Boone County Finding Ways to Address Child Care Needs

The first week they made animal track molds and dissected owl pellets to uncover evidence of tiny rodent skeletons.

During week two, they constructed one-of-a-kind clay pottery under the direction of a retired local art teacher.

Vegging out in front of the television is about the furthest thing from the minds of kids enrolled in Boone County’s Cardinal Kids Club summer program. Organizers are making sure of it. They’ve designed an impressive nine-week curriculum focused on providing new, highly educational experiences to a group of about 20 youngsters per week.

From 7:45 a.m. until 5:30 p.m., Monday through Friday, Cardinal Kids Club summer program enrollees design, build, experiment, investigate, observe and flex their creative muscles. Participants are split into two groups – kindergarten through first grade and second through fifth grade – and are given age-appropriate activities and assignments. Each week has a theme, for instance, “Animals Week” featured a visit from a representative of the Henry Doorly Zoo followed by a virtual tour to learn about rainforests and oceans. The week culminated with a fieldtrip to the Norfolk Area Animal Shelter where students had an opportunity to interact with kittens, puppies and rabbits housed at the shelter.

According to program director Mollie Morrow, the popularity of the Cardinal Kids Club (CKC) afterschool program (which wrapped up its first year in May), was proof that high quality childcare was in high demand among Boone County families. Morrow says a number of local families left their daycares during the school year to enroll in the CKC afterschool program. Because of this, organizers felt an obligation to provide continued care throughout the summer. Families can sign up for as little as one week or as many as nine weeks of care.

Though programming is highly varied from week to week, days tend to follow a similar routine. Mornings are spent completing a teacher-led activity centered on the theme of the week. Lunch is followed by reading time followed by active playtime which may include a trip to the swimming pool or the local assisted living home to tend to the club’s raised garden beds (they planted those in the first week of the program). Fridays are for fieldtrips.

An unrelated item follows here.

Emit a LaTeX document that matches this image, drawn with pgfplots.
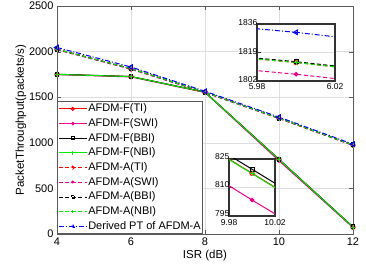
\documentclass[border=0pt]{standalone}
\usepackage{pgfplots}
\usepackage{pgfplotstable}
\pgfplotsset{compat=1.18}
\usepackage{fontspec}
\setmainfont{Liberation Sans}

\pgfplotstableread{
x y
4 1750
6 1726
8 1555
10 817.5
12 76
}\FTI
\pgfplotstableread{
x y
4 1748
6 1722
8 1552
10 803.4
12 70
}\FSWI
\pgfplotstableread{
x y
4 1752
6 1727
8 1556
10 819.6
12 78
}\FBBI
\pgfplotstableread{
x y
4 1750
6 1726
8 1555
10 817.3
12 76
}\FNBI
\pgfplotstableread{
x y
4 2025
6 1813
8 1555
10 1270
12 975
}\ATI
\pgfplotstableread{
x y
4 2020
6 1806
8 1550
10 1265
12 970
}\ASWI
\pgfplotstableread{
x y
4 2026
6 1813.5
8 1556
10 1271
12 976
}\ABBI
\pgfplotstableread{
x y
4 2025
6 1813
8 1555
10 1270
12 975
}\ANBI
\pgfplotstableread{
x y
4 2045
6 1831
8 1565
10 1282
12 985
}\DER

\definecolor{mgreen}{RGB}{0,235,0}
\pgfplotsset{
  fti/.style={red, solid, line width=1pt, mark=o, mark size=2.2pt, mark options={solid}},
  fswi/.style={magenta, solid, line width=1pt, mark=*, mark size=1.8pt, mark options={solid}},
  fbbi/.style={black, solid, line width=1pt, mark=square, mark size=2pt, mark options={solid}},
  fnbi/.style={mgreen, solid, line width=1pt, mark=+, mark size=2.5pt, mark options={solid}},
  ati/.style={red, line width=1pt, dash pattern=on 4pt off 2.5pt, mark=o, mark size=2.2pt, mark options={solid}},
  aswi/.style={magenta, line width=1pt, dash pattern=on 4pt off 2.5pt, mark=*, mark size=1.8pt, mark options={solid}},
  abbi/.style={black, line width=1pt, dash pattern=on 4pt off 2.5pt, mark=square, mark size=2pt, mark options={solid}},
  anbi/.style={mgreen, line width=1pt, dash pattern=on 4pt off 2.5pt, mark=+, mark size=2.5pt, mark options={solid}},
  der/.style={blue, line width=1pt, dash pattern=on 5pt off 2pt on 1pt off 2pt, mark=triangle, mark size=2.6pt, mark options={solid, rotate=90}},
  inset/.style={
    grid=major, major grid style={gray!25, line width=0.5pt},
    axis background/.style={fill=white},
    axis line style={black!80, line width=1.2pt},
    tick align=inside, tick style={black!80, line width=0.5pt},
    tick label style={font=\fontsize{8.5bp}{9bp}\selectfont, inner sep=0.5bp},
    yticklabel style={xshift=1bp, yshift=1.2bp},
    /pgf/number format/assume math mode=true,
    /pgf/number format/1000 sep={},
    /pgf/number format/fixed, /pgf/number format/precision=2,
    xticklabel style={/pgf/number format/fixed zerofill, yshift=-2bp},
    xtick pos=bottom, ytick pos=left,
  },
}

\begin{document}
\begin{tikzpicture}
\path[use as bounding box] (-57bp,-42bp) rectangle (309bp,234bp);
\begin{axis}[
  at={(0,0)}, anchor=south west,
  scale only axis, width=296bp, height=228bp,
  xmin=4, xmax=12, ymin=0, ymax=2500,
  xtick={4,6,8,10,12}, ytick={0,500,1000,1500,2000,2500},
  grid=major, major grid style={gray!25, line width=0.5pt},
  axis line style={gray!70!black, line width=0.6pt},
  tick align=inside, tick style={gray!70!black},
  tick label style={font=\fontsize{11bp}{12bp}\selectfont},
  /pgf/number format/assume math mode=true,
  /pgf/number format/1000 sep={},
  label style={font=\fontsize{11.5bp}{13bp}\selectfont},
  xlabel={ISR (dB)}, ylabel={PacketThroughput(packets/s)},
  xlabel style={yshift=2bp}, ylabel style={yshift=-4bp},
  legend cell align=left,
  legend style={at={(0,0)}, anchor=south west, font=\fontsize{11bp}{12bp}\selectfont,
    draw=gray!70!black, line width=0.6pt, inner sep=1bp, row sep=2.2bp,
    nodes={inner sep=1bp, text height=8bp, text depth=2.5bp}},
  legend image code/.code={%
    \draw[mark repeat=2, mark phase=2, #1, mark options={scale=0.7}]
      plot coordinates {(0bp,0bp) (14bp,0bp) (28bp,0bp)};},
]
\addplot[fti] table {\FTI}; \addlegendentry{AFDM-F(TI)}
\addplot[fswi] table {\FSWI}; \addlegendentry{AFDM-F(SWI)}
\addplot[fbbi] table {\FBBI}; \addlegendentry{AFDM-F(BBI)}
\addplot[fnbi] table {\FNBI}; \addlegendentry{AFDM-F(NBI)}
\addplot[ati] table {\ATI}; \addlegendentry{AFDM-A(TI)}
\addplot[aswi] table {\ASWI}; \addlegendentry{AFDM-A(SWI)}
\addplot[abbi] table {\ABBI}; \addlegendentry{AFDM-A(BBI)}
\addplot[anbi] table {\ANBI}; \addlegendentry{AFDM-A(NBI)}
\addplot[der] table {\DER}; \addlegendentry{Derived PT of AFDM-A}
\end{axis}

\begin{axis}[
  inset,
  at={(200bp,153bp)}, anchor=south west,
  scale only axis, width=78bp, height=57bp,
  xmin=5.98, xmax=6.02, ymin=1802, ymax=1836,
  xtick={5.98,6.02}, ytick={1802,1819,1836},
]
\addplot[fti] table {\FTI};
\addplot[fswi] table {\FSWI};
\addplot[fbbi] table {\FBBI};
\addplot[fnbi] table {\FNBI};
\addplot[ati] table {\ATI};
\addplot[aswi] table {\ASWI};
\addplot[abbi] table {\ABBI};
\addplot[anbi] table {\ANBI};
\addplot[der] table {\DER};
\end{axis}

\begin{axis}[
  inset,
  at={(172bp,18bp)}, anchor=south west,
  scale only axis, width=46bp, height=57bp,
  xmin=9.98, xmax=10.02, ymin=795, ymax=825,
  xtick={9.98,10.02}, ytick={795,810,825},
  yticklabel style={yshift=1.5bp},
  xticklabel style={yshift=-0.5bp},
]
\addplot[fti] table {\FTI};
\addplot[fswi] table {\FSWI};
\addplot[fbbi] table {\FBBI};
\addplot[fnbi] table {\FNBI};
\addplot[ati] table {\ATI};
\addplot[aswi] table {\ASWI};
\addplot[abbi] table {\ABBI};
\addplot[anbi] table {\ANBI};
\addplot[der] table {\DER};
\end{axis}
\end{tikzpicture}
\end{document}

Supervision and guidance are provided by a site director, volunteers, local experts, 4-H representatives, and high school and college aged students, most of whom have dreams of working with youth in their future careers.

High school guidance counselor Lynne Webster, who also has two kids enrolled in afterschool and summer care, says the program isn’t just a great opportunity for those enrolled. The college and high school students employed at CKC are gaining real-world experience in their career field.

Beyond that, it’s giving local employers direct access to homegrown talent and reminding Albion and Boone County youth of the possibilities available in their own community. As a returner to Albion herself, Webster says this is invaluable.

“Albion is a great community with a lot to offer. My family realized that when we moved out of state,” said Webster.

Morrow admits funding and sustainability stand as CKC’s biggest challenges. A relationship with Nebraska Community Foundation led to CKC’s selection to participate in a state-wide grant-funded pilot program called the Nebraska Expanded Learning Opportunity (ELO) Design Challenge. The hope is that programs created through the design challenge can be replicated in other communities and districts across the state.

CKC has also enjoyed steady support from the Boone County Foundation Fund, an affiliated fund of Nebraska Community Foundation. The Fund’s support has taken several forms, from financing initial research and planning, to salary support for the program director’s position, to scholarships for families seeking tuition assistance for the summer program.

“We know this is a good thing,” said Morrow. “We know kids are engaged and being taken care of. But it always comes down to sustainability.”

One thing is for sure, Boone County’s demand for high quality childcare services isn’t going anywhere. Morrow and Webster are just two of many young people who have returned to the area to raise their families in recent years.

Morrow adds that when you move to a rural community, “You may lose some of the amenities, but life is a little simpler and easier. You gain something you would have lost.”Morrow and Webster agree that the trade-off is well worth it. Not only that, they live in a community whose commitment to quality of life is making the choice that much easier for young people with options.